The next morning I debated (as well as I could with a throbbing head and nausea washing over me) about just proceeding with my plans for travel and missing the service or flying to the Midwest, attending the service and flying home, only to turn around and drive north within a few days…..What to do, what to do?  In the end, I decided to pay my respects.  I booked a flight, arranged a rental car and packed what I could manage given the state of my head (and mind).  I am surprised I actually ended at my destination given that I couldn’t see or think straight at the time and was under the influence of powerful drugs. I am also amazed that I remembered to pack underwear and medications, and even managed a suitable outfit.

I loved my grandmother; she didn’t treat me differently because I was a step-granddaughter.  She pretty much treated everyone the same – and that is not to say that she was sweet to everyone (or really – sweet to anyone).  She wasn’t a cuddly, loving grandmother – although she could be on rare occasion.  She often had a sharp tongue and shrill voice.  She didn’t want people making a mess in her immaculate house.  She was stubborn and opinionated, and looked out for Number One.  She feuded with family members and at the time of her only child’s death, was not on speaking terms with him.  My grandchildren loved her, none-the-less and I took them with me on my visits.
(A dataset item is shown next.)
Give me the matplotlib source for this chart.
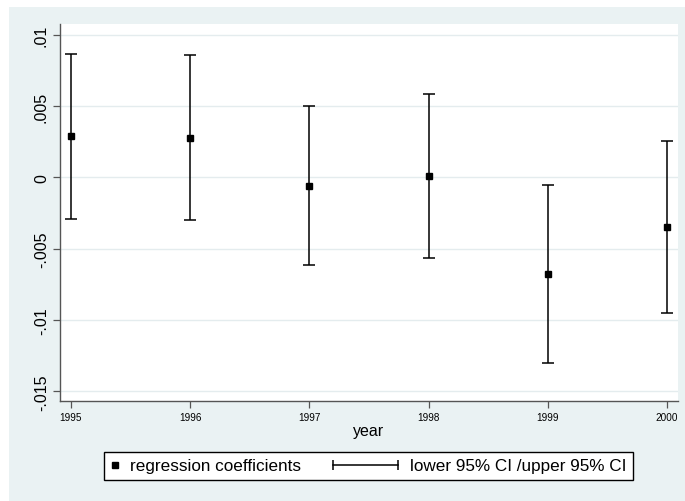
import numpy as np
import matplotlib.pyplot as plt
from matplotlib.lines import Line2D
from matplotlib.patches import Rectangle
from matplotlib.legend_handler import HandlerBase

plt.rcParams['font.family'] = ['Liberation Sans', 'DejaVu Sans']

# data
years = [1995, 1996, 1997, 1998, 1999, 2000]
coef = [0.00289, 0.00276, -0.00059, 0.00011, -0.00678, -0.00346]
ci_low = [-0.00291, -0.00302, -0.00613, -0.00564, -0.01300, -0.00947]
ci_high = [0.00868, 0.00857, 0.00500, 0.00584, -0.00052, 0.00254]
yticks = [0.01, 0.005, 0, -0.005, -0.01, -0.015]
ytick_labels = ['.01', '.005', '0', '-.005', '-.01', '-.015']

bg = '#EAF2F3'

class CapLineHandler(HandlerBase):
    # horizontal line with caps, reaching left past the handle box
    def create_artists(self, legend, orig_handle, xdescent, ydescent,
                       width, height, fontsize, trans):
        y = height / 2 - ydescent
        x1 = width - xdescent
        x0 = x1 - 47
        line = Line2D([x0, x1], [y, y], color='black', lw=1.1,
                      marker='|', markersize=7, markeredgewidth=1.1,
                      transform=trans)
        return [line]

fig = plt.figure(figsize=(6.85, 5.02), dpi=100, facecolor='white')
fig.patches.append(Rectangle((9 / 685, 0 / 502), 676 / 685, 494 / 502,
                             transform=fig.transFigure, facecolor=bg,
                             edgecolor='none', zorder=-10))

ax = fig.add_axes([60 / 685, 100 / 502, 618 / 685, 377 / 502])
ax.set_facecolor('white')

yerr = [np.array(coef) - np.array(ci_low), np.array(ci_high) - np.array(coef)]
ax.errorbar(years, coef, yerr=yerr, fmt='none', ecolor='black',
            elinewidth=1.1, capsize=4, capthick=1.1, zorder=3)
ax.plot(years, coef, 's', color='black', markersize=4.5, zorder=4)

ax.set_xlim(1994.908, 2000.092)
ax.set_ylim(-0.01567, 0.01075)
ax.set_xticks(years)
ax.set_xticklabels([str(y) for y in years], fontsize=7.2)
ax.set_yticks(yticks)
ax.set_yticklabels(ytick_labels, rotation=90, va='center', fontsize=11.5)
ax.grid(axis='y', color='#E4ECEE', lw=1)
ax.set_axisbelow(True)
ax.tick_params(axis='y', length=5, color='#555555', width=0.9, pad=3)
ax.tick_params(axis='x', length=5, color='#555555', width=0.9, pad=3)
for s in ['top', 'right']:
    ax.spines[s].set_visible(False)
for s in ['left', 'bottom']:
    ax.spines[s].set_color('#555555')
    ax.spines[s].set_linewidth(1)
ax.set_xlabel('year', fontsize=11.5, labelpad=1)

h1 = Line2D([], [], marker='s', color='black', linestyle='none', markersize=4.5)
h2 = Line2D([], [], color='black')
leg = fig.legend([h1, h2], ['regression coefficients', 'lower 95% CI /upper 95% CI'],
                 handler_map={h2: CapLineHandler()},
                 loc='center', bbox_to_anchor=(368.5 / 685, 35 / 502),
                 ncol=2, fontsize=12.3, handlelength=0.4, handletextpad=0.68,
                 columnspacing=5.3, borderpad=0.4, borderaxespad=0,
                 fancybox=False,
                 edgecolor='black', framealpha=1, facecolor='white')
leg.get_frame().set_linewidth(1)

fig.savefig('out.png', dpi=100, facecolor='white')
I gave my grandmother monthly injections of Vitamin B-12.  Once when I was giving her the injection, she yelled loudly.  I was mortified – every month she received her injection without a sound.  Turns out she was only trying to scare my 2 grandchildren who had accompanied me on that day.  She thought it was hilarious – and often retold the story.  I did not see the humor – but it was classic Grandma.

One Christmas Day I went to see Grandma with my younger son, Lefty,  in tow.  She met me at the door and said “Duke is dead”.  Duke was her elderly dog – and sure enough, he lay dead in a box, covered with a blanket she had crocheted.  She asked us to bury the dog for her.  Lefty gathered a few tools from the garage, a pick axe, a shovel and proceeded to the back yard where Grandma had a sort of pet cemetery.  Lefty could not budge the frozen earth and he and I took turns with the pick ax chipping away molecules at a time until a hole was big enough to hold the dog, the blanket and the box (but only if we smashed the box in).  Neither Lefty nor I were dressed for sub-zero outdoor work and our fingers froze to the pick handle.  After many hours of pick work, we managed a shallow grave and unceremoniously shoved the box and contents into the hole.  We covered the crumpled box, tamped the frozen earth back into place and drug our shivering selves into Grandma’s always superheated home.  She was bawling uncontrollably and we (almost) felt bad about our treatment of her departed companion.

Lefty and I laughed about that incident on the day of her service.  I stayed a few more days and made a few more memories with my grandchildren.  I pray one day they will remember me fondly.  And bury my dog if needed.